Solving ODE: (xy^2 + y^2)dx + xdy = 0 - Exact Solutions

[adrianwirawan]

(xy²+y²)dx + xdy = 0

the questions are:
a. Show that the equations above can be an exact differential equations!
b. Determine its solutions!

Help me please because i have working on it for 3 hours and i can't find its integration factor to change the un-exact differential equation above into an exact one. I need your help..

 

[LCKurtz]

That equation isn't exact. But instead of trying to find an integrating factor, why don't you just separate the variables, which is easy?

 

[adrianwirawan]

Thanks LCKurtz, but my lecturer ask me to solve it by finding its integration factor.. I wonder how it is.. Can you give me a clue?

 

[micromass]

The following site gives you some information on how to determine an integration factor; http://www.sosmath.com/diffeq/first/intfactor/intfactor.html

Case 2 is of interest here...

 

[LCKurtz]

The following site gives you some information on how to determine an integration factor; http://www.sosmath.com/diffeq/first/intfactor/intfactor.html

Case 2 is of interest here...

I don't think so unless I was sleepy when I checked it and am still asleep. I'm guessing the problem has a typo.

 

[micromass]

Hmmm, I was allso sleepy link doesn't work...

 

[LCKurtz]

Hmmm, I was allso sleepy link doesn't work...

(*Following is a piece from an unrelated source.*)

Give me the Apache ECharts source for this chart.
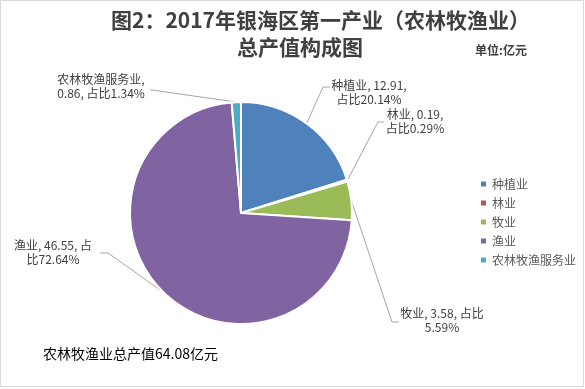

The link seems to work for me. It's just that the method doesn't work for this problem.

 

[LCKurtz]

For what it's worth, and probably not very relevant, here's an exact DE that has the same solution set f(x,y) = C:

$$-\frac{x+1}{xy}dx + \frac{x + \ln(x) -1}{y^2}dy = 0$$

I don't see any obvious way to manipulate the original DE into this form.

To the original poster: I hope you will report back what your lecturer gives for a solution method.